Skip all pictures, then print the remaining material exactly.
____________
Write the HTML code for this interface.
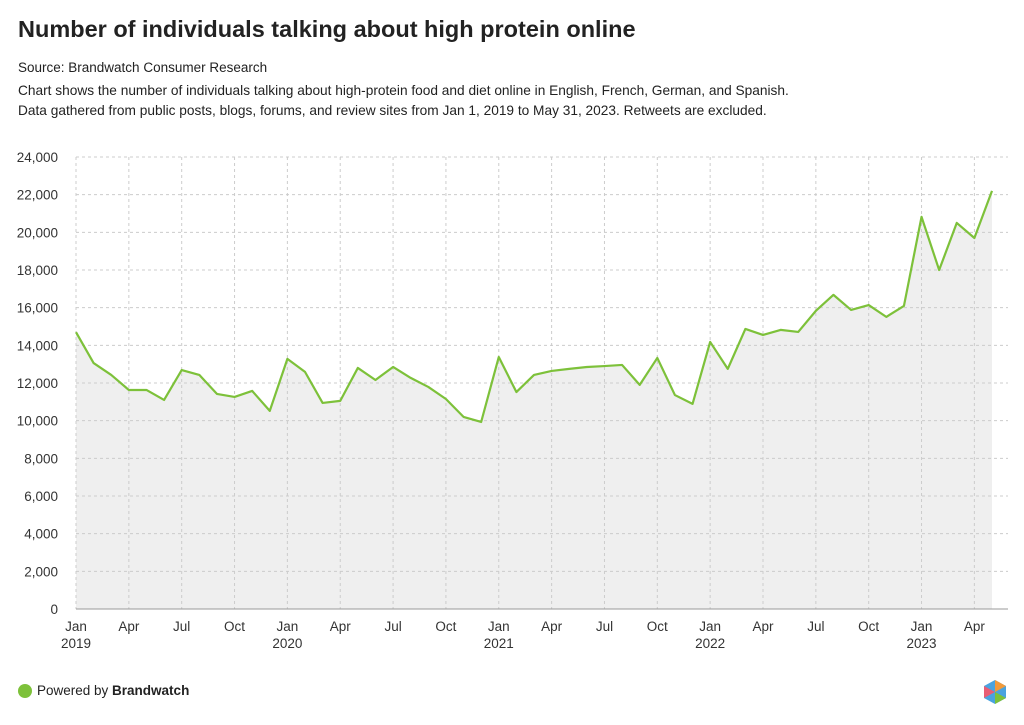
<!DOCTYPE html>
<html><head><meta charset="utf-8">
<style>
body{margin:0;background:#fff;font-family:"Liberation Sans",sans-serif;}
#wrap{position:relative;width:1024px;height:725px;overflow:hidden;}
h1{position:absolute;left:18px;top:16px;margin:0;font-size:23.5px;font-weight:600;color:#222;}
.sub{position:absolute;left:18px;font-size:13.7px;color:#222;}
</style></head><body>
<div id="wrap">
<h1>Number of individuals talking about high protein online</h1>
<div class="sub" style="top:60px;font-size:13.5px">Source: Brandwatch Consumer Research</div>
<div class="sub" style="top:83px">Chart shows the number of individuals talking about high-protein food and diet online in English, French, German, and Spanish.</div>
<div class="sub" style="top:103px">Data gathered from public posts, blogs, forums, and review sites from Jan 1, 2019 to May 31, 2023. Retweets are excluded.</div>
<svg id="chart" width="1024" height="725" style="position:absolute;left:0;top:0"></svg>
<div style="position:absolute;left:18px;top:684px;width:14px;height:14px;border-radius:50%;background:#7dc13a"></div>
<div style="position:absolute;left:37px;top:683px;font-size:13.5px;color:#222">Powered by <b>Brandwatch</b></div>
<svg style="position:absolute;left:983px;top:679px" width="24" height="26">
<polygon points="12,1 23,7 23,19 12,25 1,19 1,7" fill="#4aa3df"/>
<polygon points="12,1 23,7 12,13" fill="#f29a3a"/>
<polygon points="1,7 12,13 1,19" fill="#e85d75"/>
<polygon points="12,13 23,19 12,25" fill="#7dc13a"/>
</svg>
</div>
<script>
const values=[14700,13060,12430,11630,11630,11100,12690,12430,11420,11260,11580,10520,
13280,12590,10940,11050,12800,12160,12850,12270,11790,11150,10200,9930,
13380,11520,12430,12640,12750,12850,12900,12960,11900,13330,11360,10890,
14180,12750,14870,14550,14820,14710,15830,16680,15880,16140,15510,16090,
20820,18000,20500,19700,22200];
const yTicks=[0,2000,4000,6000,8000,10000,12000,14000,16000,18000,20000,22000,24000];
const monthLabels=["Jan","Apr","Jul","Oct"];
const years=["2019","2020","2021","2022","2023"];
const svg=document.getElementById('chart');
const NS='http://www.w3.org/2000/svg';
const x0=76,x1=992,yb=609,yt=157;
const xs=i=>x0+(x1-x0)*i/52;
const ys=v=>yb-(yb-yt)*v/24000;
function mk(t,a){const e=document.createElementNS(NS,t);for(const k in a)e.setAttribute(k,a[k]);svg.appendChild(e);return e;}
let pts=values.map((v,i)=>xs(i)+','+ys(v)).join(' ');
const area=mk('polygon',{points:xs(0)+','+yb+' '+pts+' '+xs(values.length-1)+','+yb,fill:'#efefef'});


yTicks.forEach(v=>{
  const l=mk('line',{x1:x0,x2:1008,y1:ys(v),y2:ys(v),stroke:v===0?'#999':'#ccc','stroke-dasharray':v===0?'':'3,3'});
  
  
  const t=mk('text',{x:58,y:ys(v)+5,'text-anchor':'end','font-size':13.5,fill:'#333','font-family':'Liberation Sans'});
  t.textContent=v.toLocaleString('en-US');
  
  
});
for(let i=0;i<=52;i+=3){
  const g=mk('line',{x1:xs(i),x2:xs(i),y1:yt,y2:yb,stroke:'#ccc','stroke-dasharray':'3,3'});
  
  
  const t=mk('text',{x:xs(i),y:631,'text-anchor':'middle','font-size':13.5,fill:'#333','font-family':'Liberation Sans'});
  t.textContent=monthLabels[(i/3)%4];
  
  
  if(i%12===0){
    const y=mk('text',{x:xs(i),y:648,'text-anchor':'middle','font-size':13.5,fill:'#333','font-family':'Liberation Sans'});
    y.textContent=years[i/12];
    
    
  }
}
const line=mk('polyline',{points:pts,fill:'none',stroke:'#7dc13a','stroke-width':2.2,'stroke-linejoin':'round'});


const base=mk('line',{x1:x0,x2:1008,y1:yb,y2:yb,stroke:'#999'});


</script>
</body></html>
____________
Answer to the task |
Write the HTML code for this interface.
<!DOCTYPE html>
<html><head><meta charset="utf-8">
<style>
body{margin:0;background:#fff;font-family:"Liberation Sans",sans-serif;}
#wrap{position:relative;width:1024px;height:725px;overflow:hidden;}
h1{position:absolute;left:18px;top:16px;margin:0;font-size:23.5px;font-weight:600;color:#222;}
.sub{position:absolute;left:18px;font-size:13.7px;color:#222;}
</style></head><body>
<div id="wrap">
<h1>Number of individuals talking about high protein online</h1>
<div class="sub" style="top:60px;font-size:13.5px">Source: Brandwatch Consumer Research</div>
<div class="sub" style="top:83px">Chart shows the number of individuals talking about high-protein food and diet online in English, French, German, and Spanish.</div>
<div class="sub" style="top:103px">Data gathered from public posts, blogs, forums, and review sites from Jan 1, 2019 to May 31, 2023. Retweets are excluded.</div>
<svg id="chart" width="1024" height="725" style="position:absolute;left:0;top:0"></svg>
<div style="position:absolute;left:18px;top:684px;width:14px;height:14px;border-radius:50%;background:#7dc13a"></div>
<div style="position:absolute;left:37px;top:683px;font-size:13.5px;color:#222">Powered by <b>Brandwatch</b></div>
<svg style="position:absolute;left:983px;top:679px" width="24" height="26">
<polygon points="12,1 23,7 23,19 12,25 1,19 1,7" fill="#4aa3df"/>
<polygon points="12,1 23,7 12,13" fill="#f29a3a"/>
<polygon points="1,7 12,13 1,19" fill="#e85d75"/>
<polygon points="12,13 23,19 12,25" fill="#7dc13a"/>
</svg>
</div>
<script>
const values=[14700,13060,12430,11630,11630,11100,12690,12430,11420,11260,11580,10520,
13280,12590,10940,11050,12800,12160,12850,12270,11790,11150,10200,9930,
13380,11520,12430,12640,12750,12850,12900,12960,11900,13330,11360,10890,
14180,12750,14870,14550,14820,14710,15830,16680,15880,16140,15510,16090,
20820,18000,20500,19700,22200];
const yTicks=[0,2000,4000,6000,8000,10000,12000,14000,16000,18000,20000,22000,24000];
const monthLabels=["Jan","Apr","Jul","Oct"];
const years=["2019","2020","2021","2022","2023"];
const svg=document.getElementById('chart');
const NS='http://www.w3.org/2000/svg';
const x0=76,x1=992,yb=609,yt=157;
const xs=i=>x0+(x1-x0)*i/52;
const ys=v=>yb-(yb-yt)*v/24000;
function mk(t,a){const e=document.createElementNS(NS,t);for(const k in a)e.setAttribute(k,a[k]);svg.appendChild(e);return e;}
let pts=values.map((v,i)=>xs(i)+','+ys(v)).join(' ');
const area=mk('polygon',{points:xs(0)+','+yb+' '+pts+' '+xs(values.length-1)+','+yb,fill:'#efefef'});


yTicks.forEach(v=>{
  const l=mk('line',{x1:x0,x2:1008,y1:ys(v),y2:ys(v),stroke:v===0?'#999':'#ccc','stroke-dasharray':v===0?'':'3,3'});
  
  
  const t=mk('text',{x:58,y:ys(v)+5,'text-anchor':'end','font-size':13.5,fill:'#333','font-family':'Liberation Sans'});
  t.textContent=v.toLocaleString('en-US');
  
  
});
for(let i=0;i<=52;i+=3){
  const g=mk('line',{x1:xs(i),x2:xs(i),y1:yt,y2:yb,stroke:'#ccc','stroke-dasharray':'3,3'});
  
  
  const t=mk('text',{x:xs(i),y:631,'text-anchor':'middle','font-size':13.5,fill:'#333','font-family':'Liberation Sans'});
  t.textContent=monthLabels[(i/3)%4];
  
  
  if(i%12===0){
    const y=mk('text',{x:xs(i),y:648,'text-anchor':'middle','font-size':13.5,fill:'#333','font-family':'Liberation Sans'});
    y.textContent=years[i/12];
    
    
  }
}
const line=mk('polyline',{points:pts,fill:'none',stroke:'#7dc13a','stroke-width':2.2,'stroke-linejoin':'round'});


const base=mk('line',{x1:x0,x2:1008,y1:yb,y2:yb,stroke:'#999'});


</script>
</body></html>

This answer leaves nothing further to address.